Bu çizgi kaçınılmaz olarak içeride sertliği, antidemokratik uygulamaların, asker polis önlemlerinin ve günlük hayattaki etkinliğinin artırılmasını getirecektir. Bu baskılar sadece Kürtleri değil, tüm ilerici demokrat odakları, aydınları da hedef alacaktır. Bu çizgi dışarıda da Türkiyenin, ABDnin her istediğini yapacağı, yapmak zorunda kalacağı bir mecraya sürüklenmesini önlenemez biçimde getirecektir.
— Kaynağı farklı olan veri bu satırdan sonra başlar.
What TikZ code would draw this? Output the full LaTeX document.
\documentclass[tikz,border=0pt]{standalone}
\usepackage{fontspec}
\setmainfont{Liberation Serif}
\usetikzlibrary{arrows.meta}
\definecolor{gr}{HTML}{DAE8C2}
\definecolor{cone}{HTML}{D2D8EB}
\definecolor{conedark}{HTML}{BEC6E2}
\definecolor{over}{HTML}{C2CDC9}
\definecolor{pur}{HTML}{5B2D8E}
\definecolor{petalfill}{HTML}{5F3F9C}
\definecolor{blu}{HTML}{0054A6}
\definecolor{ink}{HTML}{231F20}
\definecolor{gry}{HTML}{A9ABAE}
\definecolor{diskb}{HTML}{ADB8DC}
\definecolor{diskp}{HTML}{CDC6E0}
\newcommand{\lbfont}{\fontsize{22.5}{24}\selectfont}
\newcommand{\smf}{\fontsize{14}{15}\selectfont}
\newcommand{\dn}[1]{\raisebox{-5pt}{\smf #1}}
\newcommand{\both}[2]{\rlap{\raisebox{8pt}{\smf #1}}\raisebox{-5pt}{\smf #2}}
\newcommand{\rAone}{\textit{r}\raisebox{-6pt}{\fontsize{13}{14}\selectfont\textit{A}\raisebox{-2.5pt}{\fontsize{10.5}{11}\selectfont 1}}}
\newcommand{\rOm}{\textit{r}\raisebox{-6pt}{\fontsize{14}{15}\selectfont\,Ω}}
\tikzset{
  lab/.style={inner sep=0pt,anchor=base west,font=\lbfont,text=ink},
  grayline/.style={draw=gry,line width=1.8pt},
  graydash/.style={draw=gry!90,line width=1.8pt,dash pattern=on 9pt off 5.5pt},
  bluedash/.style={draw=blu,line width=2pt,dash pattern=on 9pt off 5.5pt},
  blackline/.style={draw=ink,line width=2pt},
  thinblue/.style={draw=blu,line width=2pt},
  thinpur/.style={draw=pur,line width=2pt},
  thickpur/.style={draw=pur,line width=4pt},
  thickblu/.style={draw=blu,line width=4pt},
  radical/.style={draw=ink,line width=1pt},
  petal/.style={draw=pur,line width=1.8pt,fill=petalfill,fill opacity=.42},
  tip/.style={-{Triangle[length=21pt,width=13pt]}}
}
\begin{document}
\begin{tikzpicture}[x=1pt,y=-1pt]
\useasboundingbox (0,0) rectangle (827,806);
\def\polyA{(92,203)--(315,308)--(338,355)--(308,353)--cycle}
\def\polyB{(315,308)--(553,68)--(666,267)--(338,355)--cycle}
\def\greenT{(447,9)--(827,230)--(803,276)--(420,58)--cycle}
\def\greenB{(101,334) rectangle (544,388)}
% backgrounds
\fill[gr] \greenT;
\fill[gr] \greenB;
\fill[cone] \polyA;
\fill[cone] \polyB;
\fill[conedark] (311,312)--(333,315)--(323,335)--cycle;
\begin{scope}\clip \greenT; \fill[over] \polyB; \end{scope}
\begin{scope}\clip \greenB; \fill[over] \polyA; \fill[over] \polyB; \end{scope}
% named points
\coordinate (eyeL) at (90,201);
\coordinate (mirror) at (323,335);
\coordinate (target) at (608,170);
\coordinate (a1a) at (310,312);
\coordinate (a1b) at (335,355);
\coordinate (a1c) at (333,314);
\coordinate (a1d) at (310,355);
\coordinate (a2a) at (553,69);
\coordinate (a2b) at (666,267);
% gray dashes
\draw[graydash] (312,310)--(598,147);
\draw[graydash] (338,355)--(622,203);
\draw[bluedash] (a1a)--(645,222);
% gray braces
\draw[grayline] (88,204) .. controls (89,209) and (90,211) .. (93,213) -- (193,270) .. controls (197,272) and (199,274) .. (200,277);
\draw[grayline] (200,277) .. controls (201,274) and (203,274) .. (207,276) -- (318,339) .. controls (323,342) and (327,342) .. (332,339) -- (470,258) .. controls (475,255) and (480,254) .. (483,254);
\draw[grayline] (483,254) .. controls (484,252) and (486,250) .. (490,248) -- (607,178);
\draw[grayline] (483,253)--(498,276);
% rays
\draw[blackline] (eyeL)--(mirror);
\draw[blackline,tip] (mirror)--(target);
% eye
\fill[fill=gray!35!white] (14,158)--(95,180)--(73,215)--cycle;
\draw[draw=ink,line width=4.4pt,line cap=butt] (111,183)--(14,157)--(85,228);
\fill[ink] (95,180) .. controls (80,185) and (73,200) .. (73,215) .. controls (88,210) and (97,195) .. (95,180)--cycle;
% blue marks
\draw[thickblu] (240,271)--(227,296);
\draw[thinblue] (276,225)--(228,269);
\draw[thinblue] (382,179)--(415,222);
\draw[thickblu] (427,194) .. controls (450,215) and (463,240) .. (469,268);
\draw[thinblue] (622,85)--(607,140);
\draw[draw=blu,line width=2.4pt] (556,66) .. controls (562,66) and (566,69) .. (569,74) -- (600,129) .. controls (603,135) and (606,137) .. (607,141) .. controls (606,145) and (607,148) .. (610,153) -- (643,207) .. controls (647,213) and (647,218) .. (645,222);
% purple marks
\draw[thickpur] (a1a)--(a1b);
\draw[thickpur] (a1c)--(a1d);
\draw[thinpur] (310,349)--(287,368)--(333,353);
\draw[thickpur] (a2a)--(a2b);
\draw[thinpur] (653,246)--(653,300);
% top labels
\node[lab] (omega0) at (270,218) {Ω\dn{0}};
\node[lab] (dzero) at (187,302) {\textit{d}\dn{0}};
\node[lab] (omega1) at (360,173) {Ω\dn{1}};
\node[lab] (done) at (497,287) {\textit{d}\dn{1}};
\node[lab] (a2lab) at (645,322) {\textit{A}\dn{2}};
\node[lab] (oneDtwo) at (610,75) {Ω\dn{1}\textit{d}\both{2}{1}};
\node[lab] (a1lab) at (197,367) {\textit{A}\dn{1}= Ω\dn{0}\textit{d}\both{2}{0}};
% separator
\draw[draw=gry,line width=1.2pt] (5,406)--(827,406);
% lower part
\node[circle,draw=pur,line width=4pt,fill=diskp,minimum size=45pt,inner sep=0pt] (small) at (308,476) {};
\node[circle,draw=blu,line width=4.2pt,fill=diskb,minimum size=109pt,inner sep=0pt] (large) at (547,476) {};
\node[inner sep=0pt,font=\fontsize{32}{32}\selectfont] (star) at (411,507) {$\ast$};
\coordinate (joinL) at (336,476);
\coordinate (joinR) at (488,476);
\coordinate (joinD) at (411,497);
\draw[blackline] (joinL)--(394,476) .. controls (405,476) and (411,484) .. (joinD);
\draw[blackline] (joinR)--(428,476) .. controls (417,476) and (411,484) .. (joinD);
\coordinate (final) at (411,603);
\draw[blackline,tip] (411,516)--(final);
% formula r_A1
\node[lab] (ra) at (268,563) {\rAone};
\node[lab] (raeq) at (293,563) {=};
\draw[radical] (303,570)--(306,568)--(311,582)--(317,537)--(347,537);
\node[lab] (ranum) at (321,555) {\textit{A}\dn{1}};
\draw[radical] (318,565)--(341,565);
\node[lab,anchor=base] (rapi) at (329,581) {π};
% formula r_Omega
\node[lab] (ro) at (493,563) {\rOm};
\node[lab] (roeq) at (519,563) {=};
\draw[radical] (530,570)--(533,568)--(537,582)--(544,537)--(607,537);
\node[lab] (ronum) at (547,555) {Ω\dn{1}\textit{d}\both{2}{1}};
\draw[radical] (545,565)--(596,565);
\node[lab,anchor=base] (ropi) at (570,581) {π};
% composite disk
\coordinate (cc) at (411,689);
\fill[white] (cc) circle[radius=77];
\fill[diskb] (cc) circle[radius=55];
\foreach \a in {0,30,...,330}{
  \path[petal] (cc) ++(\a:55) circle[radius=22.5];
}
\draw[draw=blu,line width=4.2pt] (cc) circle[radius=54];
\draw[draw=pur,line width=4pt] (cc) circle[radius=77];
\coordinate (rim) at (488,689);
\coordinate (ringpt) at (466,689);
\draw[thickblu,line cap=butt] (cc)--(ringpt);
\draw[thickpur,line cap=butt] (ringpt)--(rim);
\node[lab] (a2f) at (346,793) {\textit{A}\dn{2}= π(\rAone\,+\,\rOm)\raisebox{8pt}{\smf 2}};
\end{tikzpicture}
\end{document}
Başka bir söyleyişle bu süreç, AKP Hükümetinin içeride militarist, baskı ve şiddete dayanan bir yönetim isteyen güçlerinin, dışarıda ise ABDnin daha çok kucağına itildiği bir süreç olarak işleyecek gibi görünmektedir.
Bu yol, Kürt sorununun çözümünde çıkmaz bir yoldur ve çeyrek yüzyıldır bu çıkmaz yolda ısrar edenler, kafalarını kayalara çarpmıştır. AKP Hükümeti bu kadere doğru gitmektedir.
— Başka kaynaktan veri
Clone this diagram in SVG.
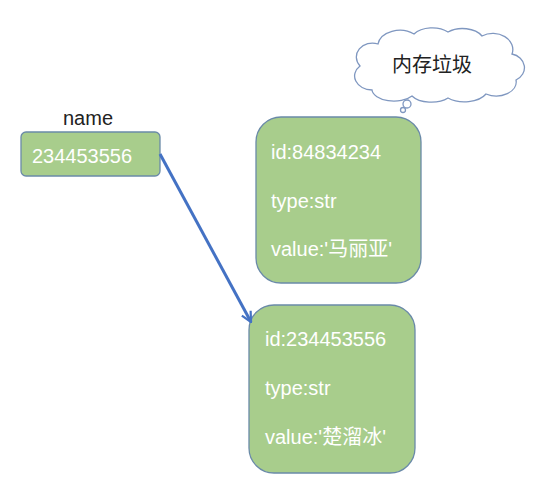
<svg xmlns="http://www.w3.org/2000/svg" width="541" height="488" viewBox="0 0 541 488">
<defs>
<style>
.box{fill:#a8cd8c;stroke:#6a8aa8;stroke-width:1.3}
.wt{font-family:"Liberation Sans","Noto Sans CJK SC",sans-serif;font-size:20px;fill:#ffffff}
.bt{font-family:"Liberation Sans","Noto Sans CJK SC",sans-serif;font-size:20px;fill:#222222}
.cloud{fill:#ffffff;stroke:#7f97c0;stroke-width:1.3}
.conn{stroke:#4472c4;stroke-width:3;fill:none}
</style>
<marker id="arr" viewBox="0 0 12 12" refX="11" refY="6" markerWidth="12" markerHeight="12" markerUnits="userSpaceOnUse" orient="auto">
<path d="M1,1 L11,6 L1,11" fill="none" stroke="#4472c4" stroke-width="2.2"/>
</marker>
</defs>
<rect width="541" height="488" fill="#ffffff"/>
<g id="cloud">
<path class="cloud" d="M372,90 a18,14 0 0 1 -12,-24 a16,14 0 0 1 18,-22 a22,16 0 0 1 36,-10 a22,14 0 0 1 34,-2 a22,14 0 0 1 34,4 a20,16 0 0 1 30,18 a16,14 0 0 1 4,26 a20,14 0 0 1 -30,14 a24,14 0 0 1 -38,4 a22,12 0 0 1 -36,-2 a22,12 0 0 1 -40,-6 Z"/>
<circle class="cloud" cx="407" cy="104" r="4"/>
<circle class="cloud" cx="403" cy="110" r="2.5"/>
<text class="bt" x="432" y="72" text-anchor="middle">内存垃圾</text>
</g>
<g id="name">
<text class="bt" x="63" y="125">name</text>
<rect class="box" x="21" y="132" width="139" height="44" rx="5"/>
<text class="wt" x="32" y="163">234453556</text>
</g>
<g id="obj1">
<rect class="box" x="256" y="117" width="165" height="166" rx="25"/>
<text class="wt" x="271" y="159">id:84834234</text>
<text class="wt" x="271" y="208">type:str</text>
<text class="wt" x="271" y="256">value:'马丽亚'</text>
</g>
<g id="obj2">
<rect class="box" x="249" y="305" width="166" height="168" rx="25"/>
<text class="wt" x="265" y="346">id:234453556</text>
<text class="wt" x="265" y="395">type:str</text>
<text class="wt" x="265" y="444">value:'楚溜冰'</text>
</g>
<g id="connectors">
<line class="conn" x1="160" y1="154" x2="251" y2="322" marker-end="url(#arr)"/>
</g>
</svg>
Açılıma ABD planı diyenler, asıl şimdi açılımın bir ABD planına dönüştüğü durumda AKPye ve ABDye karşı çıkmalıdırlar. Ama öyle mi olacak göreceğiz.
Bu tablo açıkça göstermektedir ki; süreç, sadece Kürtlerin demokratik hakları ve legal mevzilerinin korunması değil, aynı zamanda Türkiyenin demokratikleşmesi, her milliyetten aydınların ve demokratların özgürlüklerinin korunması mücadelesine dönüşmüştür.
ABDye karşı çıkmak; artık sadece ABDnin bölge politikaları nedeniyle değil, özel olarak da Kürt sorununun çözümünde egemen gerici güçlerin dayanağı, bir Türk-Kürt çatışmasını da kapsayan ve Türkiyeyi tümüyle kendi himayesine alan hainane planların tasarlayıcısı ve destekçisi olarak da önem kazanmıştır.
Emperyalizme, ABDye karşı olduğunu iddia eden ulusalcılara, milliyetçilere duyurulur!